--- start Dataset rows ---

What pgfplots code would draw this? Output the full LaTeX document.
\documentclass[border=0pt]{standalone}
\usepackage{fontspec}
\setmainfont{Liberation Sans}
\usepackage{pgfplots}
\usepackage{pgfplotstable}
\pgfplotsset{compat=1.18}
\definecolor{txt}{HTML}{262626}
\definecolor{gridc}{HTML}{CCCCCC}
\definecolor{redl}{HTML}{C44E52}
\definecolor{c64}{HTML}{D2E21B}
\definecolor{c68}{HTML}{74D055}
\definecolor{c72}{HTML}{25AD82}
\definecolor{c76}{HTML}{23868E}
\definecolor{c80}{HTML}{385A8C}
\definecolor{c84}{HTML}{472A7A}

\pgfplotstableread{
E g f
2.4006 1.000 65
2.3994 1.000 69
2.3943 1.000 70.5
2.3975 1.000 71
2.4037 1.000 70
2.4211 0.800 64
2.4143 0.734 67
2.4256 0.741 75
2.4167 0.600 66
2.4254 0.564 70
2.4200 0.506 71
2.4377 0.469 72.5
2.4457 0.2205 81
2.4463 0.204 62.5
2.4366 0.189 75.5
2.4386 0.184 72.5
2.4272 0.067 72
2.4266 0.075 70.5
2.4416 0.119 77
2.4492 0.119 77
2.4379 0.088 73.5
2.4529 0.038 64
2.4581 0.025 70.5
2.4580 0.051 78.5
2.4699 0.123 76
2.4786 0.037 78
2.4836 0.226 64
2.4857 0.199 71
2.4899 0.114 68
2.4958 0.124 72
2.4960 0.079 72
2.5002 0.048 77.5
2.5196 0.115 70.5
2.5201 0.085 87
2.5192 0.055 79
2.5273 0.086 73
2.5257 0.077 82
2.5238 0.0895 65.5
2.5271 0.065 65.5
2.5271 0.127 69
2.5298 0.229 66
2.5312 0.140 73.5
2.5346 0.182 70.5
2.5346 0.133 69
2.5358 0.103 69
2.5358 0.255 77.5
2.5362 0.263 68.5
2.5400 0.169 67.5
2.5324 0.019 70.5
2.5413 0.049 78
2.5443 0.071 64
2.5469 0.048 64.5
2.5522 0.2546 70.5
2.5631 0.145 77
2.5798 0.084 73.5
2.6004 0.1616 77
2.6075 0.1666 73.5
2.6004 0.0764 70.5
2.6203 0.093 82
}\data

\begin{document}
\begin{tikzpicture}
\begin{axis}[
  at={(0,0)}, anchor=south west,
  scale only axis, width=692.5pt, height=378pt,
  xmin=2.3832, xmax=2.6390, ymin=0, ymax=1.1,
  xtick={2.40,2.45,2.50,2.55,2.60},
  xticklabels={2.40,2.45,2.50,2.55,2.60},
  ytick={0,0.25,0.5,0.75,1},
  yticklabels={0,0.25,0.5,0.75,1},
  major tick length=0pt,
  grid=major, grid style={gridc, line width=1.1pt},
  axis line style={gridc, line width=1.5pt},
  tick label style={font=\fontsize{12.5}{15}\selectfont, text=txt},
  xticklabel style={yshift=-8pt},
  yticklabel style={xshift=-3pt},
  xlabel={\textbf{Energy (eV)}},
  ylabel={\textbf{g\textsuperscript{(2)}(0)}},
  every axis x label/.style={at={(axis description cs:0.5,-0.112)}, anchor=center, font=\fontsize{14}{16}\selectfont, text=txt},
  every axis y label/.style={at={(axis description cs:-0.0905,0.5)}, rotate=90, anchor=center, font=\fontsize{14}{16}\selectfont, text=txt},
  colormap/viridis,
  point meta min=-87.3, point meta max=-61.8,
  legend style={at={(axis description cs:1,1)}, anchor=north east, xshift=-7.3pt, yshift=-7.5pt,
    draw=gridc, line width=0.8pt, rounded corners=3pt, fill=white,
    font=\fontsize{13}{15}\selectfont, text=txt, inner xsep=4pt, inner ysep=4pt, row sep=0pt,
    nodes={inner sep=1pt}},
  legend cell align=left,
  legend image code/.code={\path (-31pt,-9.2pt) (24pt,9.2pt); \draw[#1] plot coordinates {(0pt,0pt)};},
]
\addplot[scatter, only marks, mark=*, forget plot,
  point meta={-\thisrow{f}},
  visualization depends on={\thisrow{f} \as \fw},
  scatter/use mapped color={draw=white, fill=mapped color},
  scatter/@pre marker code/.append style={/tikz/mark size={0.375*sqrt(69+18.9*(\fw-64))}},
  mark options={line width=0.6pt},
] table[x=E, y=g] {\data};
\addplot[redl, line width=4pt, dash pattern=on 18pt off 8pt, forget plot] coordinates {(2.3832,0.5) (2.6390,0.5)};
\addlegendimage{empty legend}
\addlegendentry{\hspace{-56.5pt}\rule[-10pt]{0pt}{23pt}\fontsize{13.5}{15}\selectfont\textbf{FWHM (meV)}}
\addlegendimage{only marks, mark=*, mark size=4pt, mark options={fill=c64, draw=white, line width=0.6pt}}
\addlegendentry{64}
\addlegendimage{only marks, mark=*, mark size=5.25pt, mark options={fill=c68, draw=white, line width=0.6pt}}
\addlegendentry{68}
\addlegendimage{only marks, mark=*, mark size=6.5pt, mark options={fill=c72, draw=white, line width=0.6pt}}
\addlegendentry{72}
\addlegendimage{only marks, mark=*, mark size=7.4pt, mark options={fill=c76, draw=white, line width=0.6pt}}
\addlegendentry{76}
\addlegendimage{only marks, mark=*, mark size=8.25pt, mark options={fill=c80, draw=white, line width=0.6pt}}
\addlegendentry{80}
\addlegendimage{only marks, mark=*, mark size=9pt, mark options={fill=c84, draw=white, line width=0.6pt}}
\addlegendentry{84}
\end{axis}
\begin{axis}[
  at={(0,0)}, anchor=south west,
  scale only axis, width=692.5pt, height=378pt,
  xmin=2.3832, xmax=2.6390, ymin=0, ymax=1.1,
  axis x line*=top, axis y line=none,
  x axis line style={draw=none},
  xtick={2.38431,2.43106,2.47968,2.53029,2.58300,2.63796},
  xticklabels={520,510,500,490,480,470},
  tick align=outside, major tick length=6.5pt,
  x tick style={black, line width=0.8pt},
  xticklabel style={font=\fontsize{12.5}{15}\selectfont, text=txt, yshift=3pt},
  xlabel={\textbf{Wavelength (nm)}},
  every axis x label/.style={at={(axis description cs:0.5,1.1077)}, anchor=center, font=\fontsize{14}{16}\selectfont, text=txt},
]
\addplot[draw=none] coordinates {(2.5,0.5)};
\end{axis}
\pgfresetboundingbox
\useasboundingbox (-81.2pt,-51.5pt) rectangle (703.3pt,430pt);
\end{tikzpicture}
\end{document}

--- end Dataset rows ---
--- start Dataset rows ---

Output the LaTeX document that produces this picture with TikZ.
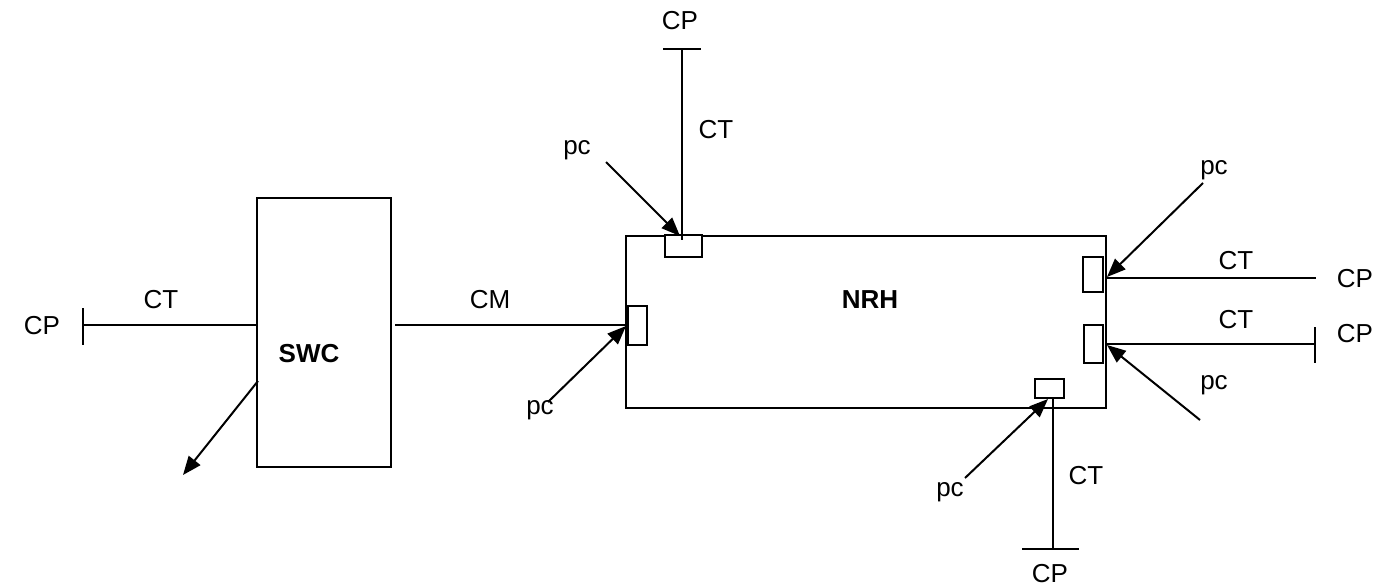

--- end Dataset rows ---

Where a line above contains the word "code", copy that line.

Written reply:
What pgfplots code would draw this? Output the full LaTeX document.
  legend image code/.code={\path (-31pt,-9.2pt) (24pt,9.2pt); \draw[#1] plot coordinates {(0pt,0pt)};},
  scatter/@pre marker code/.append style={/tikz/mark size={0.375*sqrt(69+18.9*(\fw-64))}},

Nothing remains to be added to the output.